Techcentralstation has my piece up today on Spaceship One. Thought I ought to expand a little on the first sentence:
As the third generation of my family to work, however peripherally, in rocketry and aerospace perhaps I can add my $0.02’s worth to the Spaceship One celebrations?
I’m not sure how many people out there can claim to be third generation involved with rocketry and space. The number is surely greater than just me and I would guess less than 10,000, maybe less than 1,000.
Grandfather worked on Seafire and Spitfire before the war (he went through Cranwell, the RAF Officers College with Frank Whittle, the inventor of the British jet engine) and after the war worked on the Atlas programme in California and the Blue Streak program, a UK derivation.
Father was Royal Navy and spent a huge portion of his working life on the Polaris, Chevaline and Trident programmes.

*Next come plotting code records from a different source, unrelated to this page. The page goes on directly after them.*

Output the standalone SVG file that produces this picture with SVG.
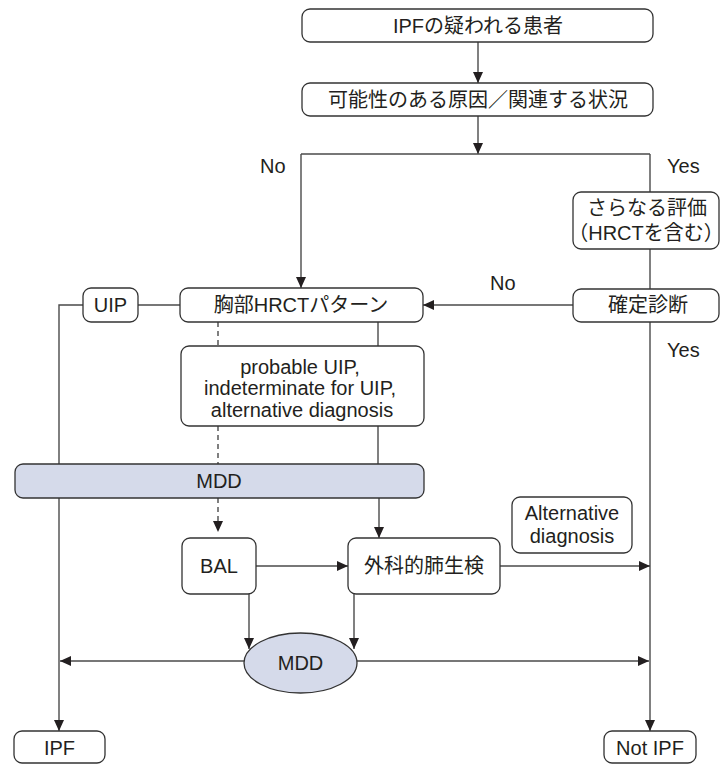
<svg xmlns="http://www.w3.org/2000/svg" width="720" height="765" viewBox="0 0 720 765">
<defs>
<marker id="ah" markerUnits="userSpaceOnUse" markerWidth="12" markerHeight="12" viewBox="0 0 12 12" refX="11" refY="6" orient="auto">
<path d="M0,1 L11,6 L0,11 Z" fill="#231f20"/>
</marker>
</defs>
<style>
text{font-family:"Liberation Sans","Noto Sans CJK JP",sans-serif;font-size:20px;fill:#231f20;text-anchor:middle}
.lbl{text-anchor:start}
.box{fill:#fff;stroke:#333;stroke-width:1.3}
.mdd{fill:#d5daea;stroke:#333;stroke-width:1.3}
.ln{fill:none;stroke:#4a4a4a;stroke-width:1.4}
.ar{fill:none;stroke:#4a4a4a;stroke-width:1.4;marker-end:url(#ah)}
.ds{fill:none;stroke:#4a4a4a;stroke-width:1.4;stroke-dasharray:5,4}
</style>
<rect width="720" height="765" fill="#fff"/>
<g id="connectors">
<line class="ar" x1="478" y1="42" x2="478" y2="83"/>
<line class="ar" x1="478" y1="116" x2="478" y2="154"/>
<polyline class="ln" points="301,154 650,154"/>
<line class="ar" x1="301" y1="154" x2="301" y2="288"/>
<line class="ln" x1="650" y1="154" x2="650" y2="192"/>
<line class="ln" x1="650" y1="249" x2="650" y2="289"/>
<line class="ar" x1="650" y1="322" x2="650" y2="731"/>
<line class="ar" x1="574" y1="305" x2="423" y2="305"/>
<line class="ln" x1="138" y1="305" x2="180" y2="305"/>
<polyline class="ln" points="83,305 59,305 59,464"/>
<line class="ar" x1="59" y1="498" x2="59" y2="731"/>
<line class="ds" x1="218" y1="322" x2="218" y2="346"/>
<line class="ds" x1="218" y1="426" x2="218" y2="464"/>
<line class="ds" x1="218" y1="498" x2="218" y2="532" marker-end="url(#ah)"/>
<line class="ln" x1="378" y1="322" x2="378" y2="346"/>
<line class="ln" x1="378" y1="426" x2="378" y2="464"/>
<line class="ar" x1="379" y1="498" x2="379" y2="538"/>
<line class="ar" x1="256" y1="566" x2="348" y2="566"/>
<line class="ar" x1="500" y1="566" x2="650" y2="566"/>
<line class="ar" x1="249" y1="594" x2="249" y2="649"/>
<line class="ar" x1="354" y1="594" x2="354" y2="649"/>
<line class="ar" x1="244" y1="661" x2="60" y2="661"/>
<line class="ar" x1="357" y1="661" x2="649" y2="661"/>
<text class="lbl" x="260" y="173">No</text>
<text class="lbl" x="667" y="173">Yes</text>
<text class="lbl" x="490" y="290">No</text>
<text class="lbl" x="667" y="357">Yes</text>
</g>
<g id="n-suspected">
<rect class="box" x="302" y="9" width="351" height="33" rx="8"/>
<text x="478" y="33">IPFの疑われる患者</text>
</g>
<g id="n-causes">
<rect class="box" x="302" y="83" width="351" height="33" rx="8"/>
<text x="478" y="107">可能性のある原因／関連する状況</text>
</g>
<g id="n-further">
<rect class="box" x="573" y="192" width="146" height="57" rx="8"/>
<text x="647" y="215">さらなる評価</text>
<text x="646" y="240" font-size="17">（HRCTを含む）</text>
</g>
<g id="n-confirmed">
<rect class="box" x="573" y="289" width="146" height="33" rx="8"/>
<text x="648" y="312">確定診断</text>
</g>
<g id="n-hrct">
<rect class="box" x="180" y="288" width="243" height="34" rx="8"/>
<text x="301" y="312">胸部HRCTパターン</text>
</g>
<g id="n-uip">
<rect class="box" x="83" y="288" width="55" height="34" rx="8"/>
<text x="110.5" y="312">UIP</text>
</g>
<g id="n-probable">
<rect class="box" x="181" y="346" width="243" height="80" rx="8"/>
<text x="300" y="374">probable UIP,</text>
<text x="300" y="395">indeterminate for UIP,</text>
<text x="302" y="417">alternative diagnosis</text>
</g>
<g id="n-mdd1">
<rect class="mdd" x="15" y="464" width="409" height="34" rx="8"/>
<text x="219" y="488">MDD</text>
</g>
<g id="n-alt">
<rect class="box" x="512" y="497" width="120" height="56" rx="8"/>
<text x="572" y="520">Alternative</text>
<text x="572" y="543">diagnosis</text>
</g>
<g id="n-bal">
<rect class="box" x="182" y="538" width="74" height="56" rx="8"/>
<text x="219" y="573">BAL</text>
</g>
<g id="n-biopsy">
<rect class="box" x="348" y="538" width="152" height="56" rx="8"/>
<text x="424" y="573">外科的肺生検</text>
</g>
<g id="n-mdd2">
<ellipse class="mdd" cx="300.5" cy="663" rx="56.5" ry="30"/>
<text x="300.5" y="670">MDD</text>
</g>
<g id="n-ipf">
<rect class="box" x="14" y="731" width="91" height="32" rx="8"/>
<text x="59.5" y="755">IPF</text>
</g>
<g id="n-notipf">
<rect class="box" x="604" y="731" width="92" height="32" rx="8"/>
<text x="650" y="755">Not IPF</text>
</g>
</svg>
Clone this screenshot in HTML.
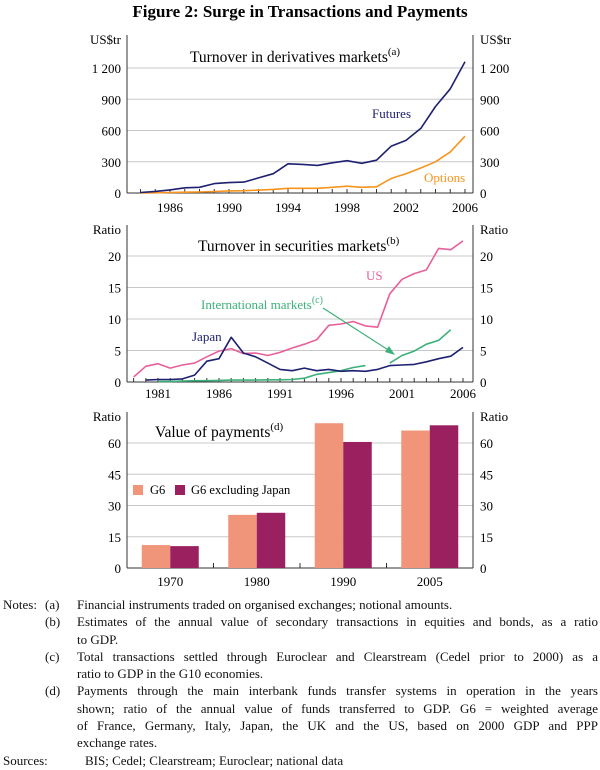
<!DOCTYPE html>
<html><head><meta charset="utf-8">
<style>
body{margin:0;background:#fff;width:600px;height:770px;overflow:hidden;font-family:"Liberation Serif",serif;}
svg text{font-family:"Liberation Serif",serif;}
.notes{position:absolute;left:0;top:596px;width:600px;font-size:13px;line-height:17.3px;color:#111;}
.row{display:flex}
.lab{width:45px;padding-left:3px;box-sizing:border-box}
.k{width:32px}
.t{width:521px}
.j{text-align:justify;text-align-last:justify}
</style></head><body>
<svg id="chart" width="600" height="592" style="position:absolute;left:0;top:0">
<text x="300" y="17" text-anchor="middle" font-size="17" font-weight="bold">Figure 2: Surge in Transactions and Payments</text>
<g id="p1"></g><g id="p2"></g><g id="p3"></g>
</svg>
<div class="notes">
<div class="row"><div class="lab">Notes:</div><div class="k">(a)</div><div class="t">Financial instruments traded on organised exchanges; notional amounts.</div></div>
<div class="row"><div class="lab"></div><div class="k">(b)</div><div class="t"><div class="j">Estimates of the annual value of secondary transactions in equities and bonds, as a ratio</div><div>to GDP.</div></div></div>
<div class="row"><div class="lab"></div><div class="k">(c)</div><div class="t"><div class="j">Total transactions settled through Euroclear and Clearstream (Cedel prior to 2000) as a</div><div>ratio to GDP in the G10 economies.</div></div></div>
<div class="row"><div class="lab"></div><div class="k">(d)</div><div class="t"><div class="j">Payments through the main interbank funds transfer systems in operation in the years</div><div class="j">shown; ratio of the annual value of funds transferred to GDP. G6 = weighted average</div><div class="j">of France, Germany, Italy, Japan, the UK and the US, based on 2000 GDP and PPP</div><div>exchange rates.</div></div></div>
<div class="row"><div class="lab" style="width:85px">Sources:</div><div>BIS; Cedel; Clearstream; Euroclear; national data</div></div>
</div>
<script>
const NS='http://www.w3.org/2000/svg';
// Panel 1 data
const p1Years=[1984,1985,1986,1987,1988,1989,1990,1991,1992,1993,1994,1995,1996,1997,1998,1999,2000,2001,2002,2003,2004,2005,2006];
const futures=[5,15,30,50,55,90,100,105,145,185,280,275,265,290,310,285,315,450,505,620,830,1000,1260];
const options=[0,2,5,8,10,14,20,22,28,35,45,45,45,55,65,55,60,140,185,240,300,395,545];
const p1Ticks=[0,300,600,900,1200];
const p1TickLabels=['0','300','600','900','1 200'];
const p1XLabels=[1986,1990,1994,1998,2002,2006];
// Panel 2 data
const p2Years=[1979,1980,1981,1982,1983,1984,1985,1986,1987,1988,1989,1990,1991,1992,1993,1994,1995,1996,1997,1998,1999,2000,2001,2002,2003,2004,2005,2006];
const us=[0.8,2.5,2.9,2.2,2.7,3.0,4.0,4.9,5.3,4.5,4.6,4.2,4.7,5.4,6.0,6.7,9.0,9.2,9.6,8.9,8.7,14,16.3,17.2,17.8,21.2,21.0,22.4];
const japan=[null,0.3,0.4,0.4,0.5,1.1,3.3,3.7,7.1,4.6,4.0,3.0,2.0,1.8,2.2,1.8,2.0,1.7,1.8,1.7,2.0,2.6,2.7,2.8,3.2,3.7,4.1,5.5];
const intl=[null,null,0.1,0.1,0.15,0.2,0.2,0.25,0.3,0.3,0.3,0.35,0.35,0.4,0.6,1.2,1.5,1.8,2.3,2.6,null,3.0,4.2,4.9,6.0,6.6,8.3,null];
const p2Ticks=[0,5,10,15,20];
const p2XLabels=[1981,1986,1991,1996,2001,2006];
// Panel 3 data
const p3Cats=['1970','1980','1990','2005'];
const g6=[11,25.5,69.5,66];
const g6exJ=[10.5,26.5,60.5,68.5];
const p3Ticks=[0,15,30,45,60];

function el(parent,tag,attrs,txt){const e=document.createElementNS(NS,tag);for(const k in attrs)e.setAttribute(k,attrs[k]);if(txt!=null)e.textContent=txt;parent.appendChild(e);return e;}
const L=127,R=473;

function frame(g,top,bot,yfn,ticks,labels,unit){
  ticks.forEach((t,i)=>{const y=yfn(t);
    if(t>0){const gl=el(g,'line',{x1:L,x2:R,y1:y,y2:y,stroke:'#c8c8c8','stroke-width':1});}
    const a=el(g,'text',{x:121,y:y+5,'text-anchor':'end','font-size':13},labels[i]);
    const b=el(g,'text',{x:480,y:y+5,'font-size':13},labels[i]);
  });
  const u1=el(g,'text',{x:121,y:top+9,'text-anchor':'end','font-size':13},unit);
  const u2=el(g,'text',{x:480,y:top+9,'font-size':13},unit);
  const la=el(g,'line',{x1:L,x2:L,y1:top,y2:bot,stroke:'#333','stroke-width':1});
  const ra=el(g,'line',{x1:R,x2:R,y1:top,y2:bot,stroke:'#333','stroke-width':1});
  const xa=el(g,'line',{x1:L,x2:R,y1:bot,y2:bot,stroke:'#333','stroke-width':1});
}
function title(g,x,y,txt,sup){
  const t=el(g,'text',{x:x,y:y,'font-size':15.5},txt);
  
  
  el(t,'tspan',{dy:-7,'font-size':11},sup);
}
function line(g,xs,vs,xf,yf,color,name){
  let d='',pen=false;
  vs.forEach((v,i)=>{if(v==null){pen=false;return;}d+=(pen?'L':'M')+xf(xs[i]).toFixed(1)+','+yf(v).toFixed(1);pen=true;});
  const p=el(g,'path',{d:d,fill:'none',stroke:color,'stroke-width':1.6,'stroke-linejoin':'round'});
  
}
// Panel 1
(function(){const g=document.getElementById('p1');const top=35,bot=193;
  const y=v=>bot-v*(125/1200);const x=yr=>170+(yr-1986)*14.75;
  frame(g,top,bot,y,p1Ticks,p1TickLabels,'US$tr');
  p1Years.forEach(yr=>{const t=el(g,'line',{x1:x(yr),x2:x(yr),y1:bot-4,y2:bot,stroke:'#333'});});
  p1XLabels.forEach(yr=>{const t=el(g,'text',{x:x(yr),y:212,'text-anchor':'middle','font-size':13},yr);});
  line(g,p1Years,options,x,y,'#f7941d','options-line');
  line(g,p1Years,futures,x,y,'#1e2070','futures-line');
  title(g,190,62,'Turnover in derivatives markets','(a)');
  let t=el(g,'text',{x:372,y:118,'font-size':13,fill:'#1e2070'},'Futures');
  t=el(g,'text',{x:424,y:182,'font-size':13,fill:'#f7941d'},'Options');
})();
// Panel 2
(function(){const g=document.getElementById('p2');const top=225,bot=382;
  const y=v=>bot-v*6.3;const x=yr=>158+(yr-1981)*12.2;
  frame(g,top,bot,y,p2Ticks,p2Ticks.map(String),'Ratio');
  p2Years.forEach(yr=>{const t=el(g,'line',{x1:x(yr),x2:x(yr),y1:bot-4,y2:bot,stroke:'#333'});});
  p2XLabels.forEach(yr=>{const t=el(g,'text',{x:x(yr),y:398,'text-anchor':'middle','font-size':13},yr);});
  line(g,p2Years,intl,x,y,'#3cb07a','international-line');
  line(g,p2Years,us,x,y,'#e8609a','us-line');
  line(g,p2Years,japan,x,y,'#1e2070','japan-line');
  title(g,198,251,'Turnover in securities markets','(b)');
  let t=el(g,'text',{x:366,y:280,'font-size':13,fill:'#e8609a'},'US');
  t=el(g,'text',{x:201,y:309,'font-size':13,fill:'#3cb07a'},'International markets');
  el(t,'tspan',{dy:-6,'font-size':10},'(c)');
  t=el(g,'text',{x:192,y:341,'font-size':13,fill:'#1e2070'},'Japan');
  const a=el(g,'line',{x1:323,y1:308,x2:393,y2:353,stroke:'#3cb07a','stroke-width':1.2});
  const h=el(g,'path',{d:'M395,355 L385,352 L389,346 Z',fill:'#3cb07a'});
})();
// Panel 3
(function(){const g=document.getElementById('p3');const top=412,bot=568;
  const y=v=>bot-v*(125/60);const cw=(R-L)/p3Cats.length;const cx=i=>L+cw*(i+0.5);const bw=28.5;
  frame(g,top,bot,y,p3Ticks,p3Ticks.map(String),'Ratio');
  p3Cats.forEach((c,i)=>{
    let r=el(g,'rect',{x:cx(i)-bw,y:y(g6[i]),width:bw,height:bot-y(g6[i]),fill:'#f0957a'});
    r=el(g,'rect',{x:cx(i),y:y(g6exJ[i]),width:bw,height:bot-y(g6exJ[i]),fill:'#9b2060'});
    const t=el(g,'text',{x:cx(i),y:586,'text-anchor':'middle','font-size':13},c);
    if(i>0){const k=el(g,'line',{x1:L+cw*i,x2:L+cw*i,y1:bot-5,y2:bot,stroke:'#333'});}
  });
  title(g,155,437,'Value of payments','(d)');
  let r=el(g,'rect',{x:133,y:485,width:10,height:10,fill:'#f0957a'});
  let t=el(g,'text',{x:150,y:494,'font-size':12.5},'G6');
  r=el(g,'rect',{x:175,y:485,width:10,height:10,fill:'#9b2060'});
  t=el(g,'text',{x:191,y:494,'font-size':12.5},'G6 excluding Japan');
})();
</script>
</body></html>
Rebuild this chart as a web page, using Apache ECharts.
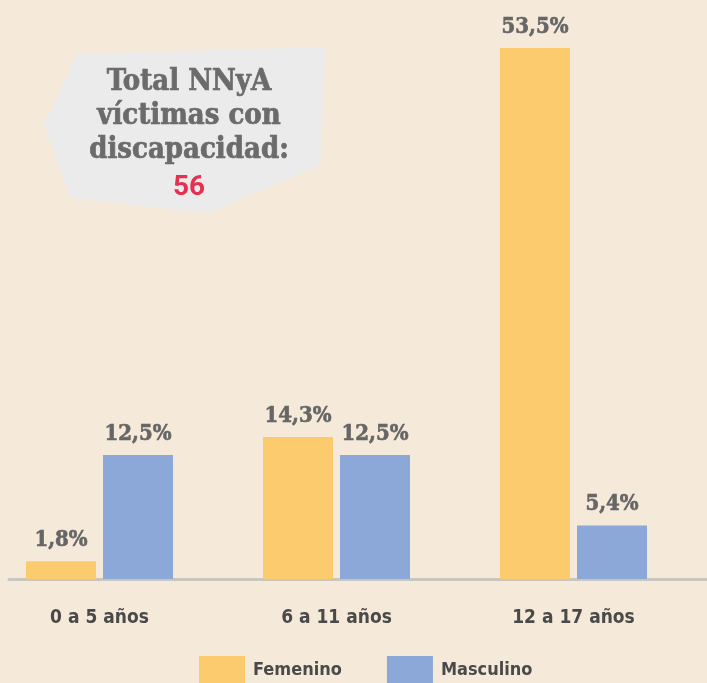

Me? My relationship is a little less involved. I’ve supplied bits and pieces to the Russian space programme over the years. The main thing that keeps me fed is the manufacture and sale of Soviet developed alloys for the space program (obligatory scandium reference, these are aluminium scandium based alloys) into the western markets. Over the 10 years we’ve been doing this we’ve seen these alloys go from “WTF”? to cute things to make expensive basball bats and bikes from to both Boeing and Airbus using them in their next generation planes.
We’re also supplying some other really cool materials to a NASA/DoD programme, but I can’t tell you which programme or what materials. I’d have to track you down via the logs and, well, perhaps not kill you but give you a really stern talking to at least. Make you sign a piece of paper or something. I am a European after all.